The photo exhibition which opened on June 10 will run through June 24. The event is held in cooperation with the Embassy of Sweden and Kolga Tbilisi Photo Festival. The photos exhibited are available for sale. The proceeds will be fully transferred to the United Nations Population Fund (UNFPA) account to finance the provision of essential reproductive health services to women and girls affected by the war.

Head of the UNFPA Georgia Country Office Lela Bakradze, Deputy Public Defender of Georgia Ekaterine Skhiladze, author of the Exhibition Dina Oganova and the participants of the photo project spoke about the importance of bodily autonomy.

UNRC & Head of UNFPA Georgia CO look at the postcards
Photo: Gela Bedianashvili/UNFPA

In 2021, UNFPA’s annual flagship report - The State of World Population was dedicated to Bodily Autonomy. Through this groundbreaking report, UNFPA measured both women’s power to make their own decisions about their bodies and the extent to which countries’ laws support or interfere with a woman’s right to make these decisions. The data show a strong link between women’s decision-making power and higher levels of education. 

Bodily autonomy is a cornerstone for achieving gender equality and universal access to sexual and reproductive health and rights. Bodily autonomy for girls and women means they have the power and agency to exercise their choices about what happens to their bodies. In matters related to reproduction and sexuality, bodily autonomy means that women and girls determine their lives and their future, and have the information, services and means to do so free from discrimination, coercion and violence.

Artist Lia Ukleba watching at her photo wearing the same dress
Photo: Gela Bedianashvili/UNFPA

Yet women and girls—and indeed, all people throughout the world — face constraints on their bodily autonomy, and the consequences to their health, well-being and potential in life can be devastating. Intertwined with bodily autonomy is the right to bodily integrity, where people can live free from physical acts to which they do not consent.

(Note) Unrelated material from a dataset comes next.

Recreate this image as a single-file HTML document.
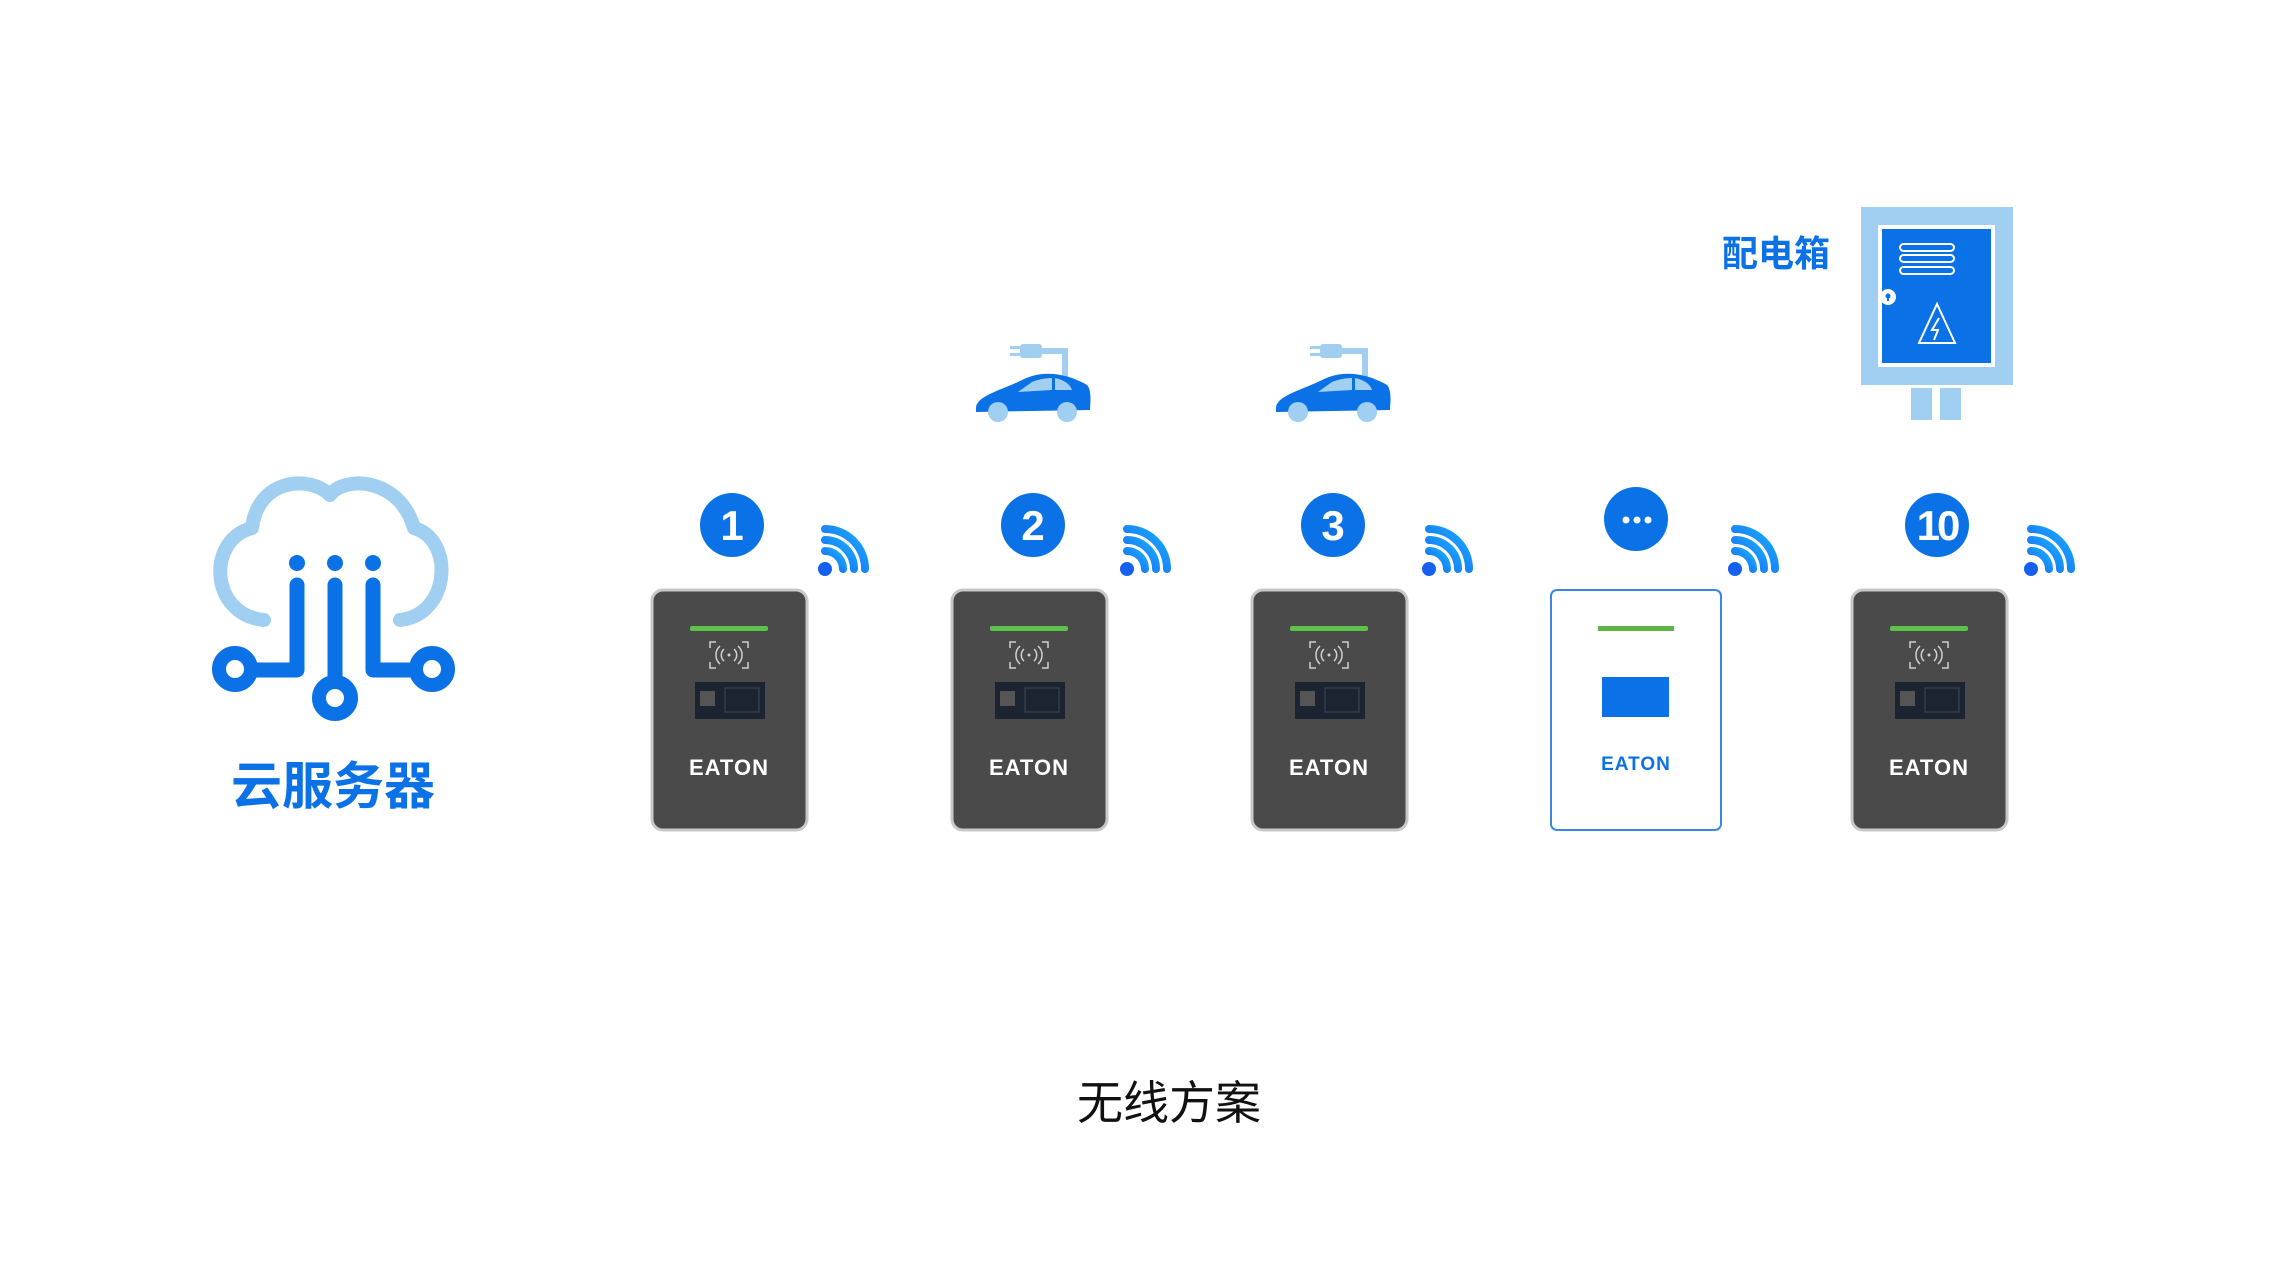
<!DOCTYPE html>
<html><head><meta charset="utf-8"><style>
html,body{margin:0;padding:0;background:#fff;}
svg{display:block}
text{font-family:"Liberation Sans","Noto Sans CJK SC",sans-serif;}
</style></head><body>
<svg width="2280" height="1282" viewBox="0 0 2280 1282" xmlns="http://www.w3.org/2000/svg">
<defs>
<linearGradient id="wg" x1="0" y1="1" x2="1" y2="0">
<stop offset="0" stop-color="#1660f0"/><stop offset="1" stop-color="#1ab0ff"/>
</linearGradient>
<g id="wifi">
<circle cx="0" cy="0" r="7" fill="#1660f0"/>
<path d="M0,-18 A18,18 0 0 1 18,0" stroke="url(#wg)" stroke-width="8" fill="none" stroke-linecap="round"/>
<path d="M0,-29 A29,29 0 0 1 29,0" stroke="url(#wg)" stroke-width="8" fill="none" stroke-linecap="round"/>
<path d="M0,-40 A40,40 0 0 1 40,0" stroke="url(#wg)" stroke-width="8" fill="none" stroke-linecap="round"/>
</g>
<g id="charger">
<rect x="0" y="0" width="155" height="240" rx="11" fill="#4a4a4a" stroke="#c8c8c8" stroke-width="3"/>
<rect x="38" y="36" width="78" height="5" rx="2" fill="#5cc24a"/>
<g stroke="#d0d0d0" stroke-width="1.5" fill="none">
<path d="M58,58 v-6 h6 M90,52 h6 v6 M58,72 v6 h6 M90,78 h6 v-6"/>
<path d="M72,59 a8,8 0 0 0 0,12 M82,59 a8,8 0 0 1 0,12 M68,56 a12,12 0 0 0 0,18 M86,56 a12,12 0 0 1 0,18"/>
</g>
<circle cx="77" cy="65" r="1.5" fill="#d0d0d0"/>
<rect x="43" y="92" width="70" height="37" fill="#1b2430"/>
<rect x="48" y="101" width="15" height="15" fill="#555"/>
<rect x="73" y="98" width="34" height="24" fill="none" stroke="#3a4a55" stroke-width="1"/>
<text x="77" y="185" text-anchor="middle" font-size="22" font-weight="bold" fill="#fff" letter-spacing="1">EATON</text>
</g>
<g id="car">
<rect x="48" y="6" width="22" height="14" rx="3" fill="#a0cff2"/>
<rect x="38" y="8" width="12" height="3" fill="#a0cff2"/>
<rect x="38" y="15" width="12" height="3" fill="#a0cff2"/>
<path d="M68,13 H93 V52" stroke="#a0cff2" stroke-width="6" fill="none"/>
<path d="M4,70 C4,58 30,52 50,42 C66,34 82,34 100,40 C110,44 114,46 116,48 C120,56 118,66 118,72 L4,74 Z" fill="#0a72e6"/>
<path d="M46,54 L60,44 C70,40 78,40 80,40 L80,52 Z" fill="#a0cff2"/>
<path d="M83,40 C92,42 98,46 100,52 L83,52 Z" fill="#a0cff2"/>
<circle cx="26" cy="74" r="10" fill="#a0cff2"/>
<circle cx="95" cy="74" r="10" fill="#a0cff2"/>
</g>
</defs>

<path d="M264,620 C210,615 206,540 252,528 C258,478 310,475 330,495 C345,475 400,478 414,528 C455,540 450,615 400,620" fill="none" stroke="#a0cff2" stroke-width="14" stroke-linecap="round" stroke-linejoin="round"/>
<g fill="#0a72e6">
<circle cx="297" cy="563" r="8"/><circle cx="335" cy="563" r="8"/><circle cx="373" cy="563" r="8"/>
</g>
<g stroke="#0a72e6" stroke-width="15" fill="none" stroke-linecap="round" stroke-linejoin="round">
<path d="M297,585 V670 H250"/>
<path d="M373,585 V670 H420"/>
<path d="M335,585 V680"/>
</g>
<circle cx="235" cy="669" r="16" fill="#fff" stroke="#0a72e6" stroke-width="14"/>
<circle cx="432" cy="669" r="16" fill="#fff" stroke="#0a72e6" stroke-width="14"/>
<circle cx="335" cy="698" r="16" fill="#fff" stroke="#0a72e6" stroke-width="14"/>
<text x="333" y="804" text-anchor="middle" font-size="51" font-weight="bold" fill="#0a72e6">云服务器</text>

<use href="#charger" x="652" y="590"/>
<use href="#charger" x="952" y="590"/>
<use href="#charger" x="1252" y="590"/>
<use href="#charger" x="1852" y="590"/>
<rect x="1551" y="590" width="170" height="240" rx="6" fill="#fff" stroke="#3a86e0" stroke-width="2"/>
<rect x="1598" y="626" width="76" height="5" fill="#5cb545"/>
<rect x="1602" y="677" width="67" height="40" fill="#0a72e6"/>
<text x="1636" y="770" text-anchor="middle" font-size="19" font-weight="bold" fill="#0a72e6" letter-spacing="1">EATON</text>

<g fill="#0a72e6">
<circle cx="732" cy="525" r="32"/><circle cx="1033" cy="525" r="32"/><circle cx="1333" cy="525" r="32"/><circle cx="1636" cy="519" r="32"/><circle cx="1937" cy="525" r="32"/>
</g>
<g fill="#fff" font-size="42" text-anchor="middle" font-weight="bold">
<text x="732" y="540">1</text><text x="1033" y="540">2</text><text x="1333" y="540">3</text><text x="1937" y="540" letter-spacing="-3">10</text>
</g>
<g fill="#fff"><circle cx="1626" cy="520" r="3.5"/><circle cx="1637" cy="520" r="3.5"/><circle cx="1648" cy="520" r="3.5"/></g>

<use href="#wifi" x="825" y="569"/>
<use href="#wifi" x="1127" y="569"/>
<use href="#wifi" x="1429" y="569"/>
<use href="#wifi" x="1735" y="569"/>
<use href="#wifi" x="2031" y="569"/>

<use href="#car" x="972" y="338"/>
<use href="#car" x="1272" y="338"/>

<rect x="1861" y="207" width="152" height="178" fill="#a0cff2"/>
<rect x="1878" y="225" width="117" height="142" fill="#fff"/>
<rect x="1882" y="229" width="109" height="134" fill="#0a72e6"/>
<g fill="none" stroke="#fff" stroke-width="2">
<rect x="1900" y="244" width="54" height="7" rx="3.5"/>
<rect x="1900" y="255" width="54" height="7" rx="3.5"/>
<rect x="1900" y="267" width="54" height="7" rx="3.5"/>
<path d="M1937,304 L1919,343 L1955,343 Z"/>
</g>
<path d="M1939,318 L1932,330 H1938 L1934,340" stroke="#fff" stroke-width="2" fill="none"/>
<circle cx="1888" cy="297" r="8" fill="#fff"/>
<circle cx="1888" cy="296" r="2.5" fill="#0a72e6"/><rect x="1887" y="296" width="2" height="5" fill="#0a72e6"/>
<rect x="1911" y="388" width="21" height="32" fill="#a0cff2"/>
<rect x="1940" y="388" width="21" height="32" fill="#a0cff2"/>
<text x="1776" y="266" text-anchor="middle" font-size="36" font-weight="bold" fill="#0a72e6">配电箱</text>

<text x="1169" y="1119" text-anchor="middle" font-size="46" fill="#111">无线方案</text>
</svg>
</body></html>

In the modern world, art is a powerful medium for communicating human rights-related issues and advocating for women’s and girls’ empowerment. With the photo exhibition - “Tell your Daughters” - we tell the stories of more than 20 women, their lives, choices, and the opportunities and challenges they have faced. By means of the power of visual art and documentary photography, we want to explain why bodily autonomy is important for women and girls and what their empowerment means for the society.